В 1842 году «Похождения Чичикова, или Мертвые души» выходят в свет. В первые же дни весь тираж книги был полностью раскуплен, и типографии пришлось срочно допечатывать новые книги. Следом выходит и четырехтомное собрание сочинений Гоголя, которое также моментально раскупается. Его избирают почетным профессором Московского университета, император Николай вновь назначает ему персональную пенсию в тысячу рублей серебром в год.
Правило 10: живи так, будто бы каждый твой день – последний
Гоголю было 43 года, когда он скончался – причем многие его биографы описывают дело так, будто бы Гоголь умирал дряхлым стариком. В этом есть некоторая доля истины: в Риме Гоголь заболел малярией, и, судя по последствиям, болезнь нанесла поражение мозгу писателя. Начали случаться припадки и обмороки, что характерно для малярийного энцефалита. Энцефалит и сегодня вылечить довольно сложно, даже если у врачей окажутся самые мощные препараты. Но полтора века назад у Николая Васильевича не было и шанса победить болезнь, которая заполнила собой все его последние годы жизни. Страшный недуг словно забавлялся со своей жертвой, и Гоголь временами то впадал в жуткую – до сумасшествия – депрессию, то вдруг чудесным образом воскресал к жизни. «Тело мое дошло до страшных охлаждеваний, – записал в одном письме Гоголь. – Ни днем, ни ночью я ничем не мог согреться. Лицо мое все пожелтело, а руки распухли и почернели и были ничем не согреваемый лед, так что прикосновение их ко мне пугало меня самого».

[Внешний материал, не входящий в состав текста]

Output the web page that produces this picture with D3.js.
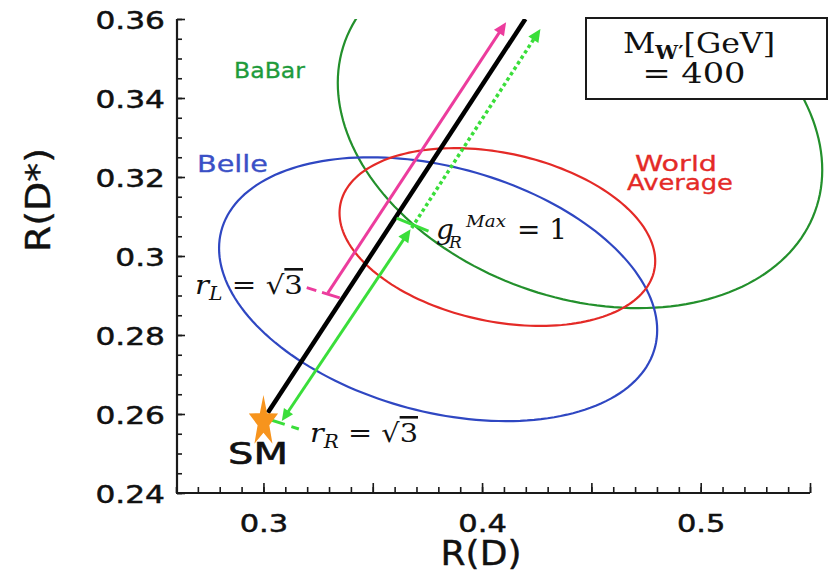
<!DOCTYPE html>
<html>
<head>
<meta charset="utf-8">
<script src="https://cdn.jsdelivr.net/npm/d3@7"></script>
<style>
  body { margin: 0; background: #fff; }
  svg { display: block; }
</style>
</head>
<body>
<svg id="chart" width="838" height="572"></svg>
<script>
// 1-sigma regions of the measurements in the R(D) – R(D*) plane
const experiments = ["BaBar", "Belle", "World Average"];
const centerRD    = [0.4448, 0.3799, 0.4070];
const centerRDs   = [0.3328, 0.2916, 0.3048];
const sigmaRD     = [0.1108, 0.1002, 0.0722];
const sigmaRDs    = [0.0460, 0.0334, 0.0225];
const correlation = [-0.24, -0.31, -0.27];

// Standard Model prediction
const smPoint = [0.300, 0.2580];

// W' trajectories (R(D), R(D*)) : start and end
const coupledLine  = [[0.3020, 0.2603], [0.4198, 0.3600]];
const leftArrow    = [[0.3294, 0.2906], [0.4110, 0.3592]];
const rightArrow   = [[0.3084, 0.2582], [0.3673, 0.3068]];
const rightDotted  = [[0.3678, 0.3071], [0.4267, 0.3575]];

// leader lines from the labels to the trajectories
const leaderL   = [[0.3198, 0.2920], [0.3349, 0.2894]];
const leaderR   = [[0.3006, 0.2590], [0.3162, 0.2562]];
const leaderMax = [[0.3609, 0.3096], [0.3755, 0.3063]];

// axis ticks
const xMinorTicks = d3.range(26, 56).map(v => v / 100);
const xMajorTicks = [0.30, 0.35, 0.40, 0.45, 0.50, 0.55];
const xTickLabels = [0.3, 0.4, 0.5];
const yMinorTicks = d3.range(0, 25).map(i => 0.24 + i * 0.005);
const yTickLabels = [0.24, 0.26, 0.28, 0.30, 0.32, 0.34, 0.36];

const mass = "400";

const colors = {
  "BaBar": "#23902c",
  "Belle": "#2f47c2",
  "World Average": "#e42a27"
};
const pink = "#ec3c9d";
const lime = "#3ade3a";
const star = "#f7941d";

const svg = d3.select("#chart");
const x = d3.scaleLinear().domain([0.26, 0.55]).range([176, 810]);
const y = d3.scaleLinear().domain([0.24, 0.36]).range([493, 19]);

svg.append("defs").append("clipPath").attr("id", "plot")
  .append("rect").attr("x", 176).attr("y", 19).attr("width", 662).attr("height", 474);

const sans = "'DejaVu Sans', Verdana, sans-serif";
const serif = "'DejaVu Serif', 'Liberation Serif', serif";
const ink = "#111";

function stretch(sel, factor) {
  sel.each(function () {
    const w = this.getComputedTextLength();
    d3.select(this).attr("textLength", w * factor).attr("lengthAdjust", "spacingAndGlyphs");
  });
}
function fitWidth(sel, w) {
  sel.attr("textLength", w).attr("lengthAdjust", "spacingAndGlyphs");
}
function heavy(sel, w) {
  sel.attr("stroke", sel.attr("fill")).attr("stroke-width", w);
}
const trimZero = d => String(+d.toFixed(2));

// ---- axes ----
const axisColor = "#1a1a1a";
function styleAxis(g) {
  g.select(".domain").remove();
  g.selectAll("line").attr("stroke", axisColor).attr("stroke-width", 1.6);
}
svg.append("g").attr("transform", "translate(0,493)")
  .call(d3.axisBottom(x).tickValues(xMinorTicks).tickSize(-6).tickFormat(""))
  .call(styleAxis);
svg.append("g").attr("transform", "translate(0,493)")
  .call(d3.axisBottom(x).tickValues(xMajorTicks).tickSize(-10).tickFormat(""))
  .call(styleAxis);
const xl = svg.append("g").attr("transform", "translate(0,493)")
  .call(d3.axisBottom(x).tickValues(xTickLabels).tickSize(0).tickPadding(21).tickFormat(trimZero))
  .call(styleAxis);
xl.selectAll("text").attr("font-family", sans).attr("font-size", 25).attr("fill", ink)
  .attr("stroke", ink).attr("stroke-width", 0.5);
stretch(xl.selectAll("text"), 1.22);

svg.append("g").attr("transform", "translate(177,0)")
  .call(d3.axisLeft(y).tickValues(yMinorTicks).tickSize(-5).tickFormat(""))
  .call(styleAxis);
svg.append("g").attr("transform", "translate(177,0)")
  .call(d3.axisLeft(y).tickValues(yTickLabels).tickSize(-8).tickFormat(""))
  .call(styleAxis);
const yl = svg.append("g").attr("transform", "translate(177,0)")
  .call(d3.axisLeft(y).tickValues(yTickLabels).tickSize(0).tickPadding(12).tickFormat(trimZero))
  .call(styleAxis);
yl.selectAll("text").attr("font-family", sans).attr("font-size", 25).attr("fill", ink)
  .attr("stroke", ink).attr("stroke-width", 0.5).attr("dy", "0.36em");
stretch(yl.selectAll("text"), 1.25);

svg.append("line").attr("x1", x(0.26)).attr("x2", x(0.55)).attr("y1", y(0.24)).attr("y2", y(0.24))
  .attr("stroke", axisColor).attr("stroke-width", 2.2);
svg.append("line").attr("x1", x(0.26) + 1).attr("x2", x(0.26) + 1).attr("y1", y(0.24)).attr("y2", y(0.36))
  .attr("stroke", axisColor).attr("stroke-width", 2.2);

// axis titles
const xt = svg.append("text").attr("x", 481).attr("y", 565).attr("text-anchor", "middle")
  .attr("font-family", sans).attr("font-size", 34).attr("fill", ink).text("R(D)");
fitWidth(xt, 81);
heavy(xt, 0.4);
const yt = svg.append("text").attr("transform", "translate(50,200) rotate(-90)").attr("text-anchor", "middle")
  .attr("font-family", sans).attr("font-size", 34).attr("fill", ink).text("R(D*)");
fitWidth(yt, 104);
heavy(yt, 0.4);

// ---- measurement ellipses ----
const plot = svg.append("g").attr("clip-path", "url(#plot)");
const tSteps = d3.range(0, 361, 2).map(d => d * Math.PI / 180);
experiments.forEach((name, i) => {
  const delta = Math.acos(correlation[i]);
  const pts = tSteps.map(t => [
    x(centerRD[i] + sigmaRD[i] * Math.cos(t)),
    y(centerRDs[i] + sigmaRDs[i] * Math.cos(t - delta))
  ]);
  plot.append("path").attr("d", d3.line()(pts)).attr("fill", "none")
    .attr("stroke", colors[name]).attr("stroke-width", 2.2);
});

// ---- trajectories ----
function px(p) { return [x(p[0]), y(p[1])]; }
function head(tip, from, len, half) {
  const [tx, ty] = px(tip), [fx, fy] = px(from);
  const d = Math.hypot(tx - fx, ty - fy), ux = (tx - fx) / d, uy = (ty - fy) / d;
  const bx = tx - ux * len, by = ty - uy * len;
  return [[tx, ty], [bx - uy * half, by + ux * half], [bx + uy * half, by - ux * half]];
}
function shorten(tip, from, by) {
  const [tx, ty] = px(tip), [fx, fy] = px(from);
  const d = Math.hypot(tx - fx, ty - fy);
  return [tx - (tx - fx) / d * by, ty - (ty - fy) / d * by];
}
function arrow(seg, color, opts) {
  const [a, b] = seg;
  const p0 = opts.start ? shorten(a, b, 8) : px(a);
  const p1 = opts.end ? shorten(b, a, 8) : px(b);
  plot.append("line").attr("x1", p0[0]).attr("y1", p0[1]).attr("x2", p1[0]).attr("y2", p1[1])
    .attr("stroke", color).attr("stroke-width", opts.width)
    .attr("stroke-dasharray", opts.dash || null);
  if (opts.end) plot.append("polygon").attr("points", head(b, a, 13, 6).join(" ")).attr("fill", color);
  if (opts.start) plot.append("polygon").attr("points", head(a, b, 12, 5.5).join(" ")).attr("fill", color);
}

plot.append("line")
  .attr("x1", x(coupledLine[0][0])).attr("y1", y(coupledLine[0][1]))
  .attr("x2", x(coupledLine[1][0])).attr("y2", y(coupledLine[1][1]))
  .attr("stroke", "#000").attr("stroke-width", 4.5);

arrow(leftArrow, pink, { end: true, width: 3 });
arrow(rightArrow, lime, { start: true, end: true, width: 3 });
arrow(rightDotted, lime, { end: true, width: 3.5, dash: "3.5,3" });

function leader(seg, color, dash) {
  svg.append("line")
    .attr("x1", x(seg[0][0])).attr("y1", y(seg[0][1]))
    .attr("x2", x(seg[1][0])).attr("y2", y(seg[1][1]))
    .attr("stroke", color).attr("stroke-width", 3)
    .attr("stroke-dasharray", dash);
}
leader(leaderL, pink, "10,6,200");
leader(leaderR, lime, "21,7,8");
leader(leaderMax, lime, null);

// SM star
const R = 27, squeeze = 0.57;
const starPts = d3.range(10).map(k => {
  const a = -Math.PI / 2 + k * Math.PI / 5, r = k % 2 === 0 ? R : R * 0.4;
  return [x(smPoint[0]) + Math.cos(a) * r * squeeze, y(smPoint[1]) + Math.sin(a) * r];
});
svg.append("polygon").attr("points", starPts.join(" ")).attr("fill", star);

const sm = svg.append("text").attr("x", 258).attr("y", 464).attr("text-anchor", "middle")
  .attr("font-family", sans).attr("font-size", 30).attr("fill", ink).text("SM");
fitWidth(sm, 60);
heavy(sm, 0.6);

// experiment labels
const lb = svg.append("text").attr("x", 234).attr("y", 78).attr("font-family", sans).attr("font-size", 22)
  .attr("fill", "#1e9b3c").text("BaBar");
fitWidth(lb, 71);
heavy(lb, 0.3);
const lbe = svg.append("text").attr("x", 197).attr("y", 172).attr("font-family", sans).attr("font-size", 23)
  .attr("fill", "#3a50c6").text("Belle");
fitWidth(lbe, 71);
heavy(lbe, 0.3);
const w1 = svg.append("text").attr("x", 676).attr("y", 171).attr("text-anchor", "middle")
  .attr("font-family", sans).attr("font-size", 21).attr("fill", "#e42a27").text("World");
fitWidth(w1, 82);
heavy(w1, 0.3);
const w2 = svg.append("text").attr("x", 680).attr("y", 190).attr("text-anchor", "middle")
  .attr("font-family", sans).attr("font-size", 21).attr("fill", "#e42a27").text("Average");
fitWidth(w2, 106);
heavy(w2, 0.3);

// coupling labels
function rootLabel(x0, y0, sub) {
  const t = svg.append("text").attr("x", x0).attr("y", y0).attr("font-family", serif)
    .attr("font-size", 26).attr("fill", ink);
  t.append("tspan").attr("font-style", "italic").text("r");
  t.append("tspan").attr("font-style", "italic").attr("font-size", 18).attr("dy", 6).text(sub);
  t.append("tspan").attr("dy", -6).text(" = √");
  t.append("tspan").style("text-decoration", "overline").text("3");
  fitWidth(t, 108);
}
rootLabel(195, 294, "L");
rootLabel(310, 442, "R");

const gm = svg.append("g").attr("font-family", serif).attr("fill", ink);
gm.append("text").attr("x", 436).attr("y", 239).attr("font-size", 28).attr("font-style", "italic").text("g");
gm.append("text").attr("x", 449).attr("y", 248).attr("font-size", 17).attr("font-style", "italic").text("R");
const mx = gm.append("text").attr("x", 466).attr("y", 227).attr("font-size", 17).attr("font-style", "italic").text("Max");
fitWidth(mx, 40);
const eq = gm.append("text").attr("x", 517).attr("y", 239).attr("font-size", 27).text("= 1");
fitWidth(eq, 50);

// W' mass box
svg.append("rect").attr("x", 586).attr("y", 18).attr("width", 241).attr("height", 81)
  .attr("fill", "#fff").attr("stroke", "#1a1a1a").attr("stroke-width", 2);
const m1 = svg.append("text").attr("x", 699).attr("y", 53).attr("text-anchor", "middle")
  .attr("font-family", serif).attr("font-size", 28).attr("fill", ink);
m1.append("tspan").text("M");
m1.append("tspan").attr("font-size", 18).attr("font-weight", "bold").attr("dy", 6).text("W′");
m1.append("tspan").attr("dy", -6).text("[GeV]");
fitWidth(m1, 152);
const m2 = svg.append("text").attr("x", 694).attr("y", 83).attr("text-anchor", "middle")
  .attr("font-family", serif).attr("font-size", 27).attr("fill", ink).text("= " + mass);
fitWidth(m2, 103);
</script>
</body>
</html>
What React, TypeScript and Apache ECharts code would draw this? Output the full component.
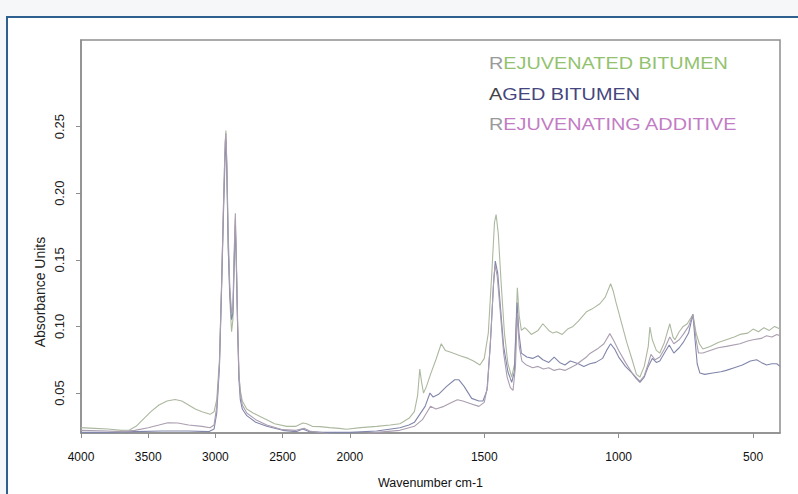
import React, { useEffect, useRef } from 'react';
import * as echarts from 'echarts';

// ---------- data (wavenumber cm-1, absorbance units) ----------
const rejW = [4000,3900,3800,3700,3640,3590,3540,3480,3420,3360,3300,3250,3200,3150,3100,3040,3010,2990,2970,2955,2940,2928,2922,2915,2905,2893,2880,2870,2860,2852,2845,2835,2825,2815,2800,2767,2720,2660,2618,2560,2470,2400,2350,2321,2280,2223,2150,2080,2025,1960,1900,1850,1814,1780,1760,1748,1740,1733,1726,1715,1700,1680,1660,1645,1630,1617,1590,1560,1540,1516,1500,1485,1472,1462,1456,1448,1438,1425,1412,1398,1387,1377,1370,1362,1350,1343,1325,1300,1282,1260,1245,1231,1210,1190,1170,1150,1120,1100,1070,1050,1030,1021,1010,990,970,950,934,921,905,890,884,875,860,847,830,810,798,791,775,760,745,724,712,700,687,660,630,600,570,549,520,500,480,460,440,420,400];
const rejA = [0.024,0.0235,0.023,0.022,0.0222,0.025,0.030,0.036,0.041,0.044,0.0452,0.044,0.041,0.038,0.036,0.034,0.036,0.045,0.075,0.129,0.19,0.235,0.247,0.22,0.16,0.12,0.096,0.105,0.15,0.181,0.15,0.10,0.062,0.052,0.044,0.038,0.035,0.032,0.030,0.027,0.025,0.025,0.0275,0.027,0.025,0.0248,0.024,0.0235,0.0228,0.024,0.025,0.026,0.027,0.031,0.036,0.048,0.068,0.058,0.05,0.055,0.064,0.075,0.087,0.082,0.081,0.080,0.078,0.076,0.074,0.071,0.076,0.095,0.14,0.178,0.184,0.17,0.135,0.095,0.072,0.062,0.072,0.129,0.108,0.097,0.099,0.098,0.094,0.097,0.102,0.097,0.095,0.096,0.094,0.098,0.100,0.104,0.111,0.113,0.117,0.122,0.132,0.127,0.118,0.103,0.088,0.075,0.064,0.062,0.07,0.085,0.0995,0.09,0.082,0.08,0.088,0.102,0.092,0.09,0.096,0.1,0.102,0.109,0.095,0.087,0.083,0.085,0.088,0.09,0.092,0.094,0.095,0.098,0.096,0.099,0.097,0.100,0.098];

const agedW = [4000,3800,3600,3400,3200,3050,3010,2990,2970,2955,2940,2928,2922,2915,2905,2893,2880,2870,2860,2852,2845,2835,2825,2815,2800,2767,2700,2618,2500,2400,2350,2300,2200,2100,2000,1900,1814,1780,1760,1740,1720,1702,1690,1670,1640,1610,1595,1575,1547,1520,1505,1490,1478,1466,1459,1450,1440,1428,1412,1398,1388,1378,1371,1362,1342,1320,1300,1282,1260,1240,1220,1200,1180,1150,1130,1107,1085,1060,1045,1030,1015,1000,975,950,935,921,905,890,875,860,847,830,812,795,775,760,740,724,716,708,698,680,650,620,600,570,540,510,487,470,450,430,412,400];
const agedA = [0.0205,0.0205,0.021,0.0215,0.0215,0.021,0.023,0.035,0.07,0.125,0.185,0.228,0.240,0.215,0.16,0.125,0.105,0.11,0.15,0.176,0.15,0.10,0.06,0.045,0.038,0.033,0.028,0.025,0.022,0.021,0.023,0.021,0.0205,0.0205,0.0205,0.0215,0.024,0.026,0.028,0.034,0.040,0.050,0.047,0.049,0.055,0.060,0.060,0.055,0.046,0.044,0.044,0.052,0.085,0.13,0.149,0.14,0.115,0.085,0.066,0.058,0.066,0.118,0.095,0.08,0.077,0.076,0.078,0.075,0.073,0.077,0.073,0.071,0.074,0.072,0.070,0.072,0.073,0.076,0.082,0.087,0.083,0.077,0.07,0.065,0.061,0.058,0.062,0.07,0.076,0.073,0.074,0.08,0.086,0.08,0.084,0.088,0.095,0.109,0.09,0.072,0.065,0.064,0.065,0.066,0.067,0.069,0.071,0.074,0.075,0.073,0.071,0.072,0.072,0.070];

const addW = [4000,3800,3700,3600,3500,3420,3353,3280,3200,3100,3040,3010,2990,2970,2955,2940,2928,2922,2915,2905,2893,2880,2870,2860,2852,2845,2835,2825,2815,2800,2767,2700,2618,2500,2400,2340,2300,2200,2100,2040,2000,1960,1900,1814,1760,1730,1715,1700,1680,1650,1620,1600,1580,1550,1520,1500,1488,1475,1465,1460,1452,1440,1428,1415,1403,1393,1384,1377,1370,1360,1343,1320,1300,1280,1260,1240,1220,1200,1180,1160,1140,1120,1107,1080,1055,1033,1020,1000,975,950,921,905,890,880,865,847,830,810,795,775,760,740,724,712,703,687,660,630,600,549,520,500,470,450,430,412,400];
const addA = [0.022,0.0215,0.021,0.022,0.024,0.026,0.0277,0.0275,0.026,0.025,0.024,0.026,0.04,0.072,0.128,0.192,0.238,0.245,0.222,0.17,0.13,0.11,0.115,0.158,0.185,0.155,0.105,0.065,0.05,0.041,0.035,0.030,0.026,0.0225,0.022,0.0235,0.0215,0.020,0.0185,0.0175,0.017,0.0185,0.0205,0.022,0.025,0.03,0.035,0.040,0.038,0.04,0.043,0.045,0.044,0.042,0.04,0.043,0.055,0.095,0.135,0.146,0.138,0.11,0.08,0.062,0.054,0.052,0.07,0.11,0.085,0.074,0.071,0.069,0.070,0.068,0.069,0.067,0.068,0.067,0.069,0.071,0.074,0.077,0.0797,0.083,0.087,0.0946,0.09,0.082,0.073,0.065,0.0587,0.063,0.072,0.079,0.075,0.077,0.083,0.092,0.087,0.09,0.094,0.1,0.109,0.09,0.080,0.080,0.082,0.084,0.085,0.087,0.089,0.09,0.091,0.093,0.092,0.094,0.093];

const seriesNames = ['REJUVENATED BITUMEN', 'AGED BITUMEN', 'REJUVENATING ADDITIVE'];
const xTickWavenumbers = [4000, 3500, 3000, 2500, 2000, 1500, 1000, 500];
const yTickValues = [0.05, 0.10, 0.15, 0.20, 0.25];

// FTIR-style axis: 4000-2000 drawn at half the scale of 2000-400
const toAxis = (w: number) => (w >= 2000 ? (4000 - w) / 2 : 1000 + (2000 - w));
const fromAxis = (t: number) => (t <= 1000 ? 4000 - 2 * t : 2000 - (t - 1000));

const FONT = '"Liberation Sans", Arial, sans-serif';

export default function App() {
  const ref = useRef<HTMLDivElement>(null);
  useEffect(() => {
    if (!ref.current) return;
    const chart = echarts.init(ref.current, undefined, { renderer: 'svg' });
    const mk = (w: number[], a: number[]) => w.map((v, i) => [toAxis(v), a[i]]);
    const lineColors = ['#acb89f', '#8186ab', '#aa9eb0'];
    const datasets = [mk(rejW, rejA), mk(agedW, agedA), mk(addW, addA)];
    chart.setOption({
      animation: false,
      grid: {
        left: 81, right: 18, top: 40, bottom: 57,
        show: true, borderColor: '#8e8e8e', borderWidth: 1.5, backgroundColor: '#fff',
      },
      xAxis: {
        type: 'value', min: 0, max: 2600,
        name: 'Wavenumber cm-1', nameLocation: 'middle', nameGap: 43,
        nameTextStyle: { fontFamily: FONT, fontSize: 12.5, color: '#111' },
        axisLine: { show: true, lineStyle: { color: '#8e8e8e', width: 1.5 } },
        axisTick: { show: true, length: 5, customValues: xTickWavenumbers.map(toAxis), lineStyle: { color: '#8e8e8e' } },
        axisLabel: {
          customValues: xTickWavenumbers.map(toAxis),
          formatter: (v: number) => String(Math.round(fromAxis(v))),
          margin: 18, fontFamily: FONT, fontSize: 12, color: '#111',
        },
        splitLine: { show: false },
      },
      yAxis: {
        type: 'value', min: 0.02, max: 0.315,
        axisLine: { show: true, lineStyle: { color: '#8e8e8e', width: 1.5 } },
        axisTick: { show: true, length: 5, customValues: yTickValues, lineStyle: { color: '#8e8e8e' } },
        axisLabel: {
          customValues: yTickValues,
          formatter: (v: number) => v.toFixed(2),
          rotate: 90, margin: 15, fontFamily: FONT, fontSize: 13, color: '#222',
        },
        splitLine: { show: false },
      },
      series: seriesNames.map((name, i) => ({
        name, type: 'line', data: datasets[i], showSymbol: false, symbol: 'none',
        lineStyle: { color: lineColors[i], width: 1.1 }, itemStyle: { color: lineColors[i] },
      })),
      graphic: [
        {
          type: 'text', x: 40, y: 292, rotation: Math.PI / 2,
          style: { text: 'Absorbance Units', font: `14px ${FONT}`, fill: '#222', align: 'center', verticalAlign: 'middle' },
        },
        {
          type: 'text', x: 489, y: 64, scaleX: 1.24,
          style: {
            text: '{a|R}{b|EJUVENATED BITUMEN}', font: `16px ${FONT}`, verticalAlign: 'middle',
            rich: { a: { fill: '#9a9a9a', font: `16px ${FONT}` }, b: { fill: '#93c26f', font: `16px ${FONT}` } },
          },
        },
        {
          type: 'text', x: 489, y: 95, scaleX: 1.24,
          style: {
            text: '{a|A}{b|GED BITUMEN}', font: `16px ${FONT}`, verticalAlign: 'middle',
            rich: { a: { fill: '#444', font: `16px ${FONT}` }, b: { fill: '#45467e', font: `16px ${FONT}` } },
          },
        },
        {
          type: 'text', x: 489, y: 125, scaleX: 1.24,
          style: {
            text: '{a|R}{b|EJUVENATING ADDITIVE}', font: `16px ${FONT}`, verticalAlign: 'middle',
            rich: { a: { fill: '#9a9a9a', font: `16px ${FONT}` }, b: { fill: '#c27cc4', font: `16px ${FONT}` } },
          },
        },
      ],
    });
    return () => chart.dispose();
  }, []);

  return (
    <div style={{ position: 'fixed', left: 0, top: 0, width: 798, height: 494, background: '#f6f7f8', overflow: 'hidden' }}>
      <div style={{ position: 'absolute', left: 6, top: 16, width: 800, height: 500, borderLeft: '2px solid #2d5f8f', borderTop: '2px solid #2d5f8f', background: '#fff' }} />
      <div ref={ref} style={{ position: 'absolute', left: 0, top: 0, width: 798, height: 494 }} />
    </div>
  );
}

Отпущенное ему время Николай Васильевич пытался прожить без всякого притворства и обмана – именно так, как ему хотелось.
Во-первых, он обратился к Богу. Ежедневно он стал читать Священное Писание на славянском, латинском, греческом и английском языках. Съездил в паломничество в Иерусалим. Воцерковление Гоголя дало о себе знать и в опубликованной в 1847 году книге «Избранные места из переписки с друзьями», которая встретила настоящий взрыв ярости в кругах тогдашней атеистической либеральной интеллигенции.
Во-вторых, он писал самое великое свое произведение – второй том «Мертвых душ». По замыслу Гоголя, эта книга должна «открыть тайны, которые дотоле не слышала русская душа». Но судьба этой рукописи была печальна – недовольный Гоголь то и дело сжигал тетради с текстом, а потом, когда болезнь ненадолго ослабляла хватку, он снова брался за перо и восстанавливал свой второй том. Так продолжалось несколько раз, и в «Переписке с друзьями» Гоголь писал по этому поводу: «Сожжен второй том “Мертвых душ”, что так было нужно. Не легко было сжечь пятилетний труд, производимый с такими болезненными напряжениями, где всякая строка досталась потрясением, где было много такого, что составляло мои лучшие помышления и занимало мою душу. Но все было сожжено, и притом в ту минуту, когда видя пред собою смерть мне очень хотелось оставить после себя хоть что-нибудь обо мне лучше напоминающее. Благодарю бога, что дал мне силу это сделать. Как только пламя унесло последние листы моей книги, ее содержание вдруг воскресло в очищенном и светлом виде...»
Зимой 1852 года он в очередной раз сжег свои тетради. «Вот, что я сделал! – сказал он наутро Толстому, в доме которого писатель тогда жил. – Хотел было сжечь некоторые вещи, давно на то приготовленные, а сжег всё. Как лукавый силен – вот он к чему меня подвинул! А я было там много дельного уяснил и изложил... Думал разослать друзьям на память по тетрадке: пусть бы делали, что хотели. Теперь все пропало».
Но восстановить написанное Гоголь в этот раз не успел.